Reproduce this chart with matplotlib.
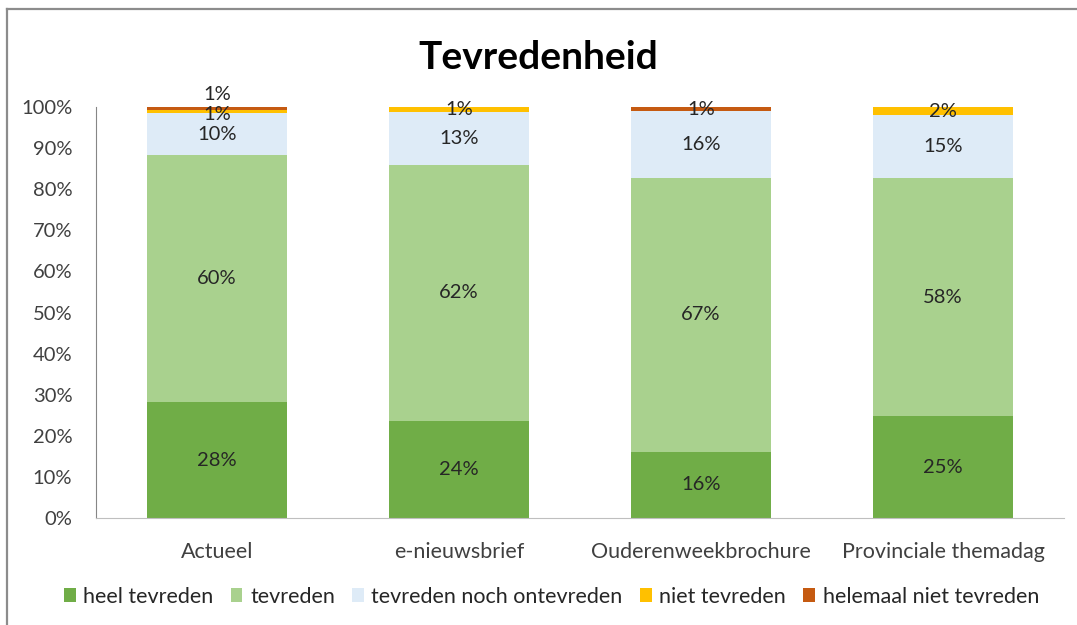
import matplotlib
matplotlib.use("Agg")
import matplotlib.pyplot as plt
from matplotlib.patches import Patch
from matplotlib.lines import Line2D
import numpy as np

plt.rcParams['font.family'] = ['Lato', 'DejaVu Sans']

# ---- Data (share of respondents, %) ----
categories = ['Actueel', 'e-nieuwsbrief', 'Ouderenweekbrochure', 'Provinciale themadag']
series_names = ['heel tevreden', 'tevreden', 'tevreden noch ontevreden',
                'niet tevreden', 'helemaal niet tevreden']
heel_tevreden = [28.2, 23.6, 16.1, 24.8]
tevreden = [60.1, 62.3, 66.6, 57.9]
neutraal = [10.2, 12.9, 16.3, 15.3]
niet_tevreden = [0.8, 1.2, 0.0, 2.0]
helemaal_niet = [0.7, 0.0, 1.0, 0.0]
colors = ['#70ad47', '#a9d18e', '#deebf7', '#ffc000', '#c55a11']

series = [heel_tevreden, tevreden, neutraal, niet_tevreden, helemaal_niet]

fig = plt.figure(figsize=(10.77, 6.25), dpi=100)
ax = fig.add_axes([0.0891, 0.1712, 0.8988, 0.6576])

x = np.arange(len(categories))
bottom = np.zeros(len(categories))
last_small = [None] * len(categories)  # previous small label in each bar
for name, vals, col in zip(series_names, series, colors):
    vals = np.array(vals)
    ax.bar(x, vals / 100, width=0.575, bottom=bottom / 100, color=col,
           label=name, zorder=2)
    for i, (xi, v, b) in enumerate(zip(x, vals, bottom)):
        if v <= 0:
            continue
        yc = b + v / 2
        t = ax.text(xi, yc / 100, f"{v:.0f}%", ha='center', va='center',
                    fontsize=14.5, color='#262626', zorder=3, clip_on=False)
        if v < 1.5:
            prev = last_small[i]
            if prev is not None:
                # two tiny segments stacked: nudge the labels apart
                prev.set_y(prev.get_position()[1] - 0.008)
                t.set_y(yc / 100 + 0.033)
            last_small[i] = t
        else:
            last_small[i] = None
    bottom += vals

ax.set_xlim(-0.5, len(categories) - 0.5)
ax.set_ylim(0, 1)
yt = np.arange(0, 1.01, 0.1)
ax.set_yticks(yt)
ax.set_yticklabels([f"{int(round(t * 100))}%" for t in yt])
ax.set_xticks(x)
ax.set_xticklabels(categories)
ax.tick_params(axis='x', length=0, labelsize=15.5, colors='#404040', pad=17)
ax.tick_params(axis='y', length=0, labelsize=14.5, colors='#404040', pad=17)
for s in ['top', 'right']:
    ax.spines[s].set_visible(False)
ax.spines['left'].set_color('#868686')
ax.spines['bottom'].set_color('#bfbfbf')

fig.text(0.5, 0.908, 'Tevredenheid', ha='center', va='center',
         fontsize=28, fontweight='bold', color='black')

handles = [Patch(facecolor=c, edgecolor='none') for c in colors]
fig.legend(handles, series_names, loc='center', bbox_to_anchor=(0.512, 0.045),
           ncol=5, frameon=False, fontsize=15.5, handlelength=0.55, handleheight=0.6,
           handletextpad=0.35, columnspacing=0.8, labelcolor='#262626')

# outer chart border (only top/left visible in the crop)
fig.add_artist(Line2D([0.0065, 0.0065], [0, 0.986], color='#8c8c8c', lw=1.6,
                      transform=fig.transFigure))
fig.add_artist(Line2D([0.0065, 1.0], [0.986, 0.986], color='#8c8c8c', lw=1.6,
                      transform=fig.transFigure))

fig.savefig('out.png', dpi=100)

WHAT THIS TASK INVOLVES:
Write out again, exactly, the lines from the start of the listing up to the line containing "plt.rcParams['font.family'] = ['Lato', 'DejaVu", with both ends and without pictures.

RESPONSE:
Reproduce this chart with matplotlib.
import matplotlib
matplotlib.use("Agg")
import matplotlib.pyplot as plt
from matplotlib.patches import Patch
from matplotlib.lines import Line2D
import numpy as np

plt.rcParams['font.family'] = ['Lato', 'DejaVu Sans']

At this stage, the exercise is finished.